QUOTE
Can anyone explain what is the difference between Investment banking and Traditional banking?
Traditional banking is the normal bank accounts we have. Like, put your money in the bank and they act as a security and you will get only the normal interests (decided by RBI in our case, FED bank in US).
Investment banking is entirely different. Here, people who are having so much money (money in excess which will yield only less interest if in Banks) will invest their money and get higher returns. For example, If i have more money instead of taking the pain of investing in share market, buying properties etc. I will give to investment banks and they will do the money management and give me higher returns when compared to traditional banks.

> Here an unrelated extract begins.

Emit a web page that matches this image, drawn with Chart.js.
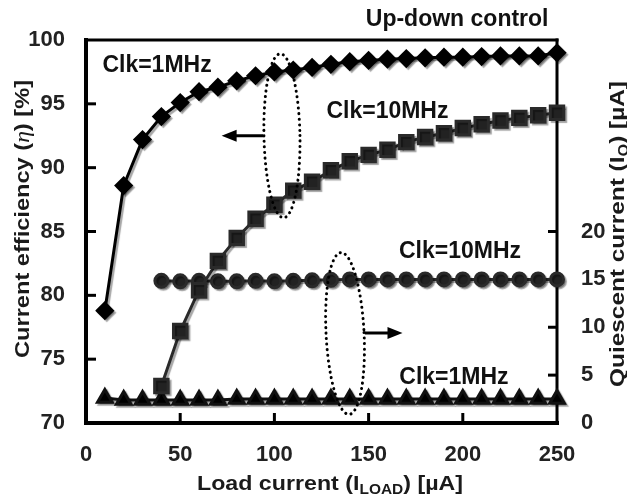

And FYI... GS and JP Morgan are not becoming Traditional banks, but Bank holding companies which is a little different -- http://en.wikipedia.org/wiki/Bank_holding_company. Thats because, these companies have made little profit, but meager chance to come out of this crisis and in need of so much liquid cash, which obviously FED will have or other traditional banks will have... (that's y Ameri. Bank gave a hand to Merill Lynch). Why? - Traditional Banks will always have Liquid cash.
Check out the the 2 links in this post 2 understand y exactly this financial crisis and what is sub prime lending -- http://varalu.blogspot.com/2008/09/us-economy.html
I am sure... I have not explained everything in full. Someone can elaborate on this more.